Startup Branding Lessons Your Business Needs to Learn in 2022

There are plenty of excellent guides on branding in general, so this time we’re focusing on tips that are specific to small businesses. As a startup, your approach inevitably has to be different than that of an established company.

The brand as a person

The purpose of any brand boils down to establishing connections. You achieve that by humanising your company. Approach your branding as a character building quiz. What is your brand’s identity and its personality? What sort of experience does it provide to people who interact with it? Here’s what to consider.

Brand identity: who is this brand-person? If your brand was a living human, how would they introduce themselves? What would they look like? What impression would they give off?

Brand personality: how does your brand behave? Would they be a humorous or serious person? Neighbourly or professional? How would they talk about your product?

Brand experience: how is your brand remembered? What would people say about the brand-person after their first meeting?

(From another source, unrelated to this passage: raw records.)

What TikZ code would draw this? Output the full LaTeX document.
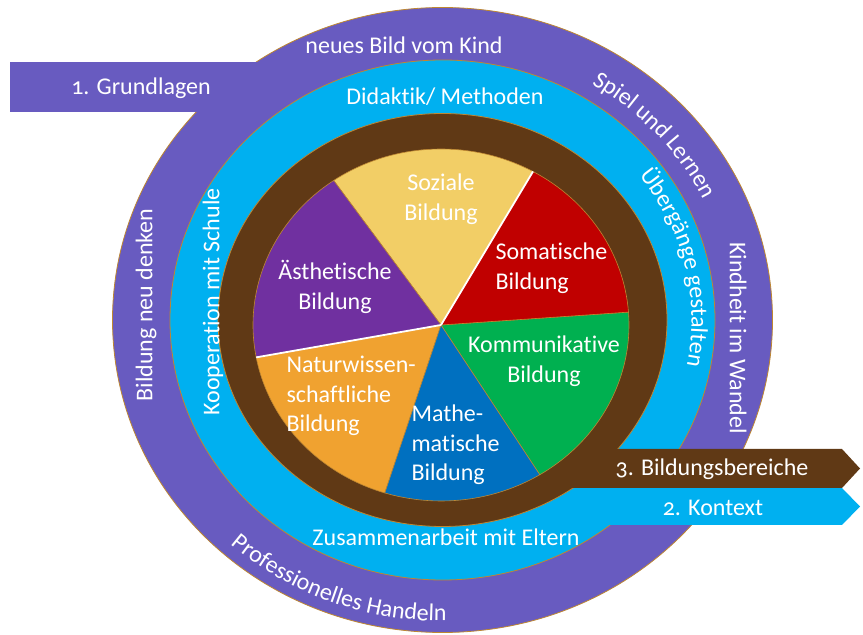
\documentclass[tikz,border=0pt]{standalone}
\usepackage{fontspec}
\setmainfont{Carlito}[Numbers=OldStyle, Ligatures=NoCommon]
\usetikzlibrary{positioning, decorations.text}

\definecolor{ringpurple}{RGB}{104,91,192}
\definecolor{ringcyan}{RGB}{0,176,240}
\definecolor{ringbrown}{RGB}{96,57,21}
\definecolor{rimgold}{RGB}{190,135,50}
\definecolor{sozial}{RGB}{242,206,102}
\definecolor{somatisch}{RGB}{192,0,0}
\definecolor{kommunikativ}{RGB}{0,176,80}
\definecolor{mathematisch}{RGB}{0,112,192}
\definecolor{natur}{RGB}{240,162,48}
\definecolor{aesthetisch}{RGB}{112,48,160}

\newcommand{\ringfont}{\fontsize{24}{29}\selectfont}

\tikzset{
	ringtext/.style={text=white, font=\ringfont},
	pietext/.style={text=white, font=\fontsize{24}{29.5}\selectfont, align=center},
	rim/.style={draw=rimgold, line width=0.8pt},
	slice/.style={draw=rimgold, line width=0.6pt},
	bend text/.style={decorate,
		decoration={text along path, text align=center,
			text color=white, text={|\ringfont|#1}}}
}

\begin{document}
\begin{tikzpicture}[x=1pt, y=1pt]
	\useasboundingbox (0,0) rectangle (863,635);
	\coordinate (rc) at (442.5,315);
	\coordinate (pc) at (441,310);

	% Add the rings
		\filldraw[rim, fill=ringpurple] (rc) ellipse [x radius=330, y radius=312.5];
		\fill[ringpurple] (10,523) rectangle (300,573);
		\filldraw[rim, fill=ringcyan] (rc) ellipse [x radius=272.5, y radius=260];
		\fill[ringcyan] (560,110) -- (842,110) -- (860,128.5) -- (842,147) -- (560,147) -- cycle;
		\filldraw[rim, fill=ringbrown] (rc) ellipse [x radius=224.5, y radius=206.5];
		\fill[ringbrown] (545,147) -- (842,147) -- (860,166.5) -- (842,186) -- (545,186) -- cycle;

	% Add the pie
		\filldraw[slice, fill=kommunikativ] (pc) -- ++(-58.3:188 and 176)
			arc[start angle=-58.3, end angle=4.2, x radius=188, y radius=176] -- cycle;
		\filldraw[slice, fill=somatisch] (pc) -- ++(4.2:188 and 176)
			arc[start angle=4.2, end angle=60.7, x radius=188, y radius=176] -- cycle;
		\filldraw[slice, fill=sozial] (pc) -- ++(60.7:188 and 176)
			arc[start angle=60.7, end angle=124.8, x radius=188, y radius=176] -- cycle;
		\filldraw[slice, fill=aesthetisch] (pc) -- ++(124.8:188 and 176)
			arc[start angle=124.8, end angle=190.6, x radius=188, y radius=176] -- cycle;
		\filldraw[slice, fill=natur] (pc) -- ++(190.6:188 and 176)
			arc[start angle=190.6, end angle=252.6, x radius=188, y radius=176] -- cycle;
		\filldraw[slice, fill=mathematisch] (pc) -- ++(252.6:188 and 176)
			arc[start angle=252.6, end angle=301.7, x radius=188, y radius=176] -- cycle;
		\draw[white, line width=1.8pt] (pc) -- ++(60.7:188 and 176);
		\draw[white, line width=1.8pt] (pc) -- ++(190.6:188 and 176);

	% Add the labels
		\node[pietext] (soz) at (441,436) {Soziale\\Bildung};
		\node[pietext,
			anchor=west,
			align=left] (som) at (492,367) {Somatische\\Bildung};
		\node[pietext] (aes) at (335,348) {Ästhetische\\Bildung};
		\node[pietext] (kom) at (544,274) {Kommunikative\\Bildung};
		\node[pietext,
			anchor=west,
			align=left] (nat) at (283,239) {Naturwissen-\\schaftliche\\Bildung};
		\node[pietext,
			anchor=west,
			align=left] (mat) at (408,190) {Mathe-\\matische\\Bildung};

		\node[ringtext] (bild) at (404,590) {neues Bild vom Kind};
		\node[ringtext] (grund) at (141,547) {1. Grundlagen};
		\node[ringtext] (didak) at (445,538) {Didaktik/ Methoden};
		\node[ringtext] (eltern) at (446,98) {Zusammenarbeit mit Eltern};
		\node[ringtext,
			rotate=90] (neu) at (146,330) {Bildung neu denken};
		\node[ringtext,
			rotate=90] (koop) at (213,333) {Kooperation mit Schule};
		\node[ringtext,
			rotate=-90] (wandel) at (738,297) {Kindheit im Wandel};
		\node[ringtext] (bereiche) at (712,166) {3. Bildungsbereiche};
		\node[ringtext] (kontext) at (713,127) {2. Kontext};

		\path[bend text={Spiel und Lernen}] (rc) ++(82:290 and 275)
			arc[start angle=82, end angle=2, x radius=290, y radius=275];
		\path[bend text={Übergänge gestalten}] (rc) ++(63:249 and 236)
			arc[start angle=63, end angle=-37, x radius=249, y radius=236];
		\path[bend text={Professionelles Handeln}] (rc) ++(199:318 and 301)
			arc[start angle=199, end angle=299, x radius=318, y radius=301];
\end{tikzpicture}
\end{document}
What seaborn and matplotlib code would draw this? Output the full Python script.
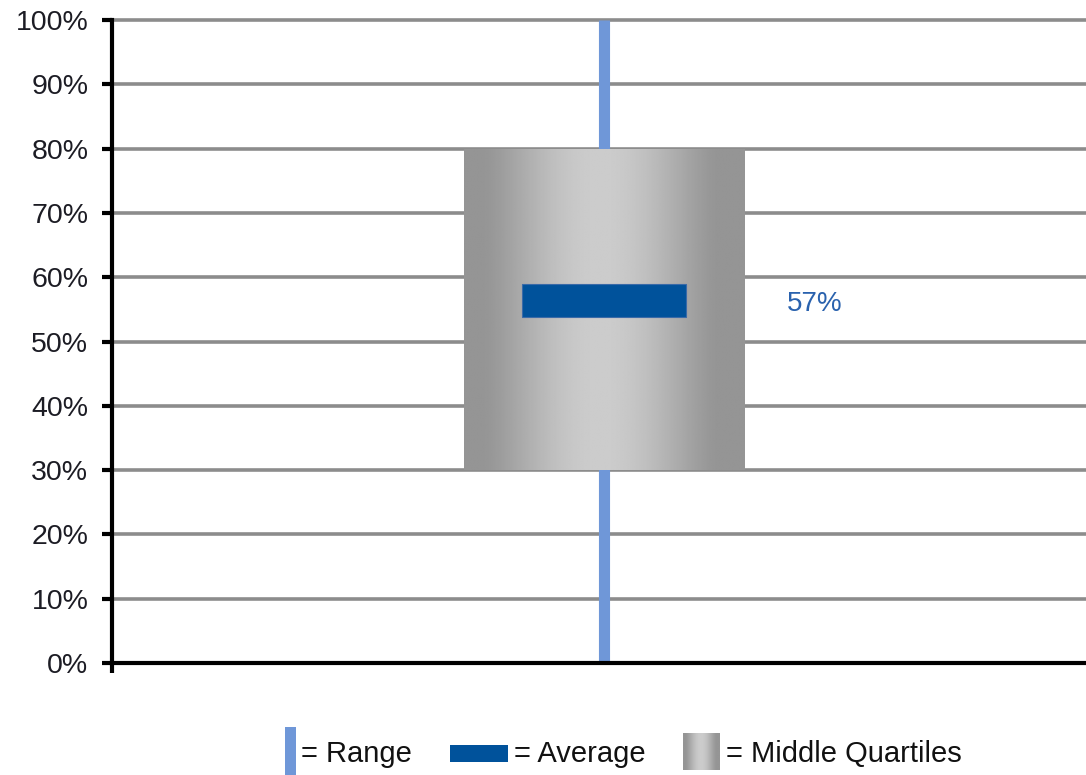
import matplotlib
matplotlib.use("Agg")
import matplotlib.pyplot as plt
import matplotlib.patches as mpatches
import seaborn as sns
import numpy as np
import pandas as pd

# chart values
category = ["All"]
range_low = [0]
range_high = [100]
q1 = [30]
q3 = [80]
average = [56.4]
avg_label = ["57%"]
yticks = list(range(0, 101, 10))
legend_labels = ["= Range", "= Average", "= Middle Quartiles"]

RANGE_BLUE = "#6f97d8"
AVG_BLUE = "#00529b"
TEXT_BLUE = "#2a62ae"
GRID = "#8c8c8c"

sns.set_style("white")
plt.rcParams["font.family"] = ["Liberation Sans", "DejaVu Sans"]

W, H = 1086, 775
fig = plt.figure(figsize=(W / 100, H / 100), dpi=100)
ax = fig.add_axes([112 / W, 112 / H, 1 - 112 / W, 643 / H])

# grey gradient used for the quartile box (dark edges, light middle)
t = np.linspace(0, 1, 256)
shade = 0.585 + 0.215 * np.clip(np.sin(np.pi * np.clip((t - 0.07) / 0.83, 0, 1)), 0, 1) ** 1.3
grad = np.tile(shade, (2, 1))

df = pd.DataFrame({"cat": category, "height": np.array(q3) - np.array(q1), "bottom": q1})

# grid lines
for v in yticks[1:]:
    ax.axhline(v, color=GRID, lw=2.6, zorder=1, clip_on=False)

# range line
ax.vlines(np.arange(len(category)), range_low, range_high, color=RANGE_BLUE, lw=8, zorder=2)

# middle quartiles box
sns.barplot(data=df, x="cat", y="height", bottom=df["bottom"].values, width=0.2875,
            errorbar=None, color="#b0b0b0", linewidth=0, ax=ax, zorder=3)
box = ax.patches[0]
bx, by = box.get_x(), box.get_y()
bw, bh = box.get_width(), box.get_height()
im = ax.imshow(grad, cmap="gray", vmin=0, vmax=1, aspect="auto",
               extent=(bx, bx + bw, by, by + bh), zorder=4, interpolation="bilinear")
im.set_clip_path(box)

# average marker
for i, a in enumerate(average):
    ax.add_patch(mpatches.Rectangle((i - 0.084, a - 2.6), 0.168, 5.2, facecolor=AVG_BLUE,
                                    edgecolor="#3a6aa8", lw=0.8, zorder=5))
    ax.annotate(avg_label[i], (i, a), xytext=(183, -4), textcoords="offset pixels",
                fontsize=20, color=TEXT_BLUE, va="center", ha="left")

ax.set_xlim(-0.505, 0.495)
ax.set_ylim(0, 100)
ax.set_yticks(yticks)
ax.set_yticklabels([f"{v}%" for v in yticks], fontsize=20.5, color="#1c1c24")
ax.set_xticks([-0.505])
ax.set_xticklabels([""])
ax.set_xlabel("")
ax.set_ylabel("")
ax.tick_params(axis="y", direction="out", length=7, width=3, color="black", pad=10, left=True)
ax.tick_params(axis="x", direction="out", length=7, width=3, color="black", bottom=True)
for side in ["top", "right"]:
    ax.spines[side].set_visible(False)
for side in ["left", "bottom"]:
    ax.spines[side].set_color("black")
    ax.spines[side].set_linewidth(3)
    ax.spines[side].set_zorder(6)

# legend drawn along the bottom of the figure
lax = fig.add_axes([0, 0, 1, 70 / H])
lax.set_xlim(0, W)
lax.set_ylim(70, 0)
lax.axis("off")
lax.add_patch(mpatches.Rectangle((285, 22), 11, 48, facecolor=RANGE_BLUE, lw=0))
lax.text(301, 49, legend_labels[0], fontsize=21, va="center", ha="left", color="#111111")
lax.add_patch(mpatches.Rectangle((450, 40), 58, 17, facecolor=AVG_BLUE, lw=0))
lax.text(514, 49, legend_labels[1], fontsize=21, va="center", ha="left", color="#111111")
sq = mpatches.Rectangle((683, 28), 37, 37, facecolor="none", lw=0)
lax.add_patch(sq)
lim = lax.imshow(grad, cmap="gray", vmin=0, vmax=1, aspect="auto",
                 extent=(683, 720, 65, 28), interpolation="bilinear")
lim.set_clip_path(sq)
lax.text(726, 49, legend_labels[2], fontsize=21, va="center", ha="left", color="#111111")
lax.set_xlim(0, W)
lax.set_ylim(70, 0)

fig.savefig("out.png", dpi=100)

As a bonus, account for regional and cultural sensitivities. Your brand persona is your ambassador, so it needs to cater to your target audience’s perception. For example, an all-round graphic design agency in Brisbane would tailor their brand to appeal to Australian ideas. A similar sort of business in Chicago would adapt their branding to the American cultural perspective.

Stick to one strategy

Brand strategy refers to specific goals and a long-term plan for achieving them. Common branding goals consider factors such as employee engagement, audience perception, competition, purpose, mission, and vision.

Your strategy needs to be flexible enough to let your brand evolve over time. As the market changes and trends come and go your brand will inevitably have to adapt. Keep your initial goals in mind, but don’t be rigid in your ways of getting there. Branding is, more than anything, continuous.

A good brand strategy will help you navigate that complex process with minimal friction. Have plans in place for handling crises and resolving predictable bottlenecks. At worst, if you have to rebrand in the future, have some safety strategies in mind to minimise the loss of audience that a dramatic change might provoke.

Be consistent

Whatever kind of brand you develop, commit to it in the long run. Switching styles and playing around too much will confuse and alienate your consumer base. It’s alright to make small adjustments at the outset, while you’re still figuring it out, but the sooner you consolidate everything, the better.

Your audience needs to be able to recognize your brand at a glance. This familiarity hinges on consistency. Homogenise your presence on all platforms and across any marketing mediums. This includes your visuals, slogans, key descriptions, and communication style.

One easy way to achieve this is to create a brand guidebook. It’s a document that outlines the rules and standards of your branding. Your guidelines define the brand palette, your logo, banners, signatures, vocabulary, keywords, and any other elements that make up your “ambassador persona”.

Originality is a tightrope

A big part of developing your own brand is taking inspiration from your competition. This can mean adopting their successful practices or zealously avoiding their failures. Proper competitive analysis is a precious source of branding insight, but also a double-edged sword.

It’s easy to get caught up in what rival brands are doing. You keep reacting to others instead of doing your own thing, and it can show in two ways:

    You become an imitator. Your branding is too similar to one or more successful competitors. You‘re too focused on strategies that are proven to be successful, so you never take risks. Your brand comes across as bland, unimaginative, and cheap. At worst, you appear as a copycat scammer.

    You become a contrarian. Your branding is the diametral opposite of one or more of your competitors. You are focused on denying what other brands have done before you, even if they’ve done well. Thus your own brand comes across as confrontational, immature, and shallow. At worst, you ruin your business with outright repulsive representation.

So you have a fine line to walk. Focus on what your own business can offer and strive for a balance between familiar and provocative.

Branding as a hiring strategy

Good branding can attract employees just as it does customers and partners. If hiring is one of your goals, focus on employer branding. Present an organisation that both current and potential members can be proud of.

This provides a sort of branding loop. You market your brand as one that’s desirable to work at, which brings in quality talent. Quality talent improves your business, which makes the branding more true. That attracts more great employees, and you keep improving.


To sum up, startup branding has to balance between first impressions and long-term strategising. As a young small business, you have to build a likeable and memorable brand persona. You then have to maintain it throughout your branding strategy until you meet your long-term goals.

That strategy must still be flexible enough to let your brand evolve and adapt to the branding market. Your best bet is to analyse successful competitors to inform your original approach. Utilise branding in your hiring process to start an improvement loop, and compose a branding guidebook to keep the whole process uniform and smooth.